Depois aterrissei mais no Brasil. Circulei por todo ele, do Rio Grande do Sul ao Acre. E finalmente acampei em Vespasiano. Aí bebo da seiva gostosa da vida paroquial. Tive a felicidade de encontrar uma paróquia viva e prestar então algum serviço concreto à comunidade em sintonia e em colaboração com o pároco Pe. Lauro. São já anos que aqui venho e dou um pouco de mim nas celebrações, cursos, visitas, atendimentos. A pastoral se alimenta da teologia e me alimenta a teologia. Existe uma circularidade que enriquece. Sou imensamente grato por tudo o que recebi e recebo do contacto com a vida paroquial. Como jesuíta, ajudando um padre diocesano, percebo duas coisas: confluência e complementaridade. Nossas intenções e propostas pastorais convergem e se pautam pelas decisões colegiadas das Assembléias. E pelo fato de eu ser jesuíta e teólogo contribuo com algum toque, por mais simples que seja, que soma ao conjunto da paróquia.

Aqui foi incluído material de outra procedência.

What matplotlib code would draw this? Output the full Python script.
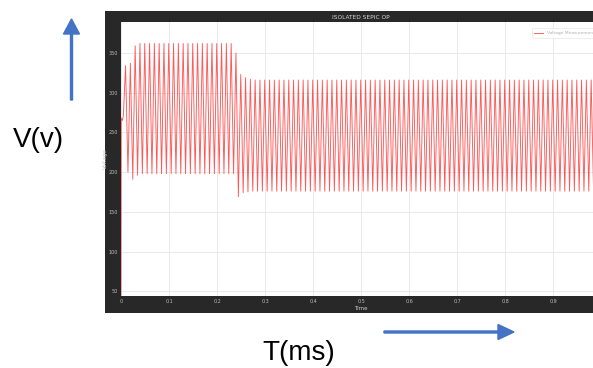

Que tem de fascinante uma vida de jesuíta? Por que ela me reteve tantos anos? E por que espero nela terminar os meus dias? A ordem jesuíta oferece excelentes oportunidades para boa formação espiritual e intelectual. E depois de formados, lança-nos no mundo, dando-nos ampla liberdade de ação apostólica. A missão recebida dos superiores delimita-nos o campo, mas dentro dele existe enorme o espaço de criatividade e originalidade. E, sobretudo cria dentro de nós consciência crítica e livre para “em tudo amar e servir”.
A fonte da vocação encontra-se no desejo, no entusiasmo e na alegria de servir o povo de Deus. Nada faz o ser humano ser tão feliz como colaborar no crescimento interior e espiritual das pessoas. Além desse nível estritamente pessoal, o trabalho pastoral estende, por diversas maneiras, a influência para campos mais vastos. No meu caso, lanço as sementes da Palavra de Deus por muitos rincões quer por escrito nos livros e artigos, quer nas pregações e palestras. E o Mestre maior, o Senhor Jesus, aproveita de nossas pequenas e simples palavras para fazer avançar o seu Reino. E na fé participar desse empreendimento apostólico carrega-nos a vida de sentido. Se algum jovem leitor, ele ou ela, sentir tocado/a pelo desejo de empreender aventura semelhante, que o Senhor lhe dê força e coragem!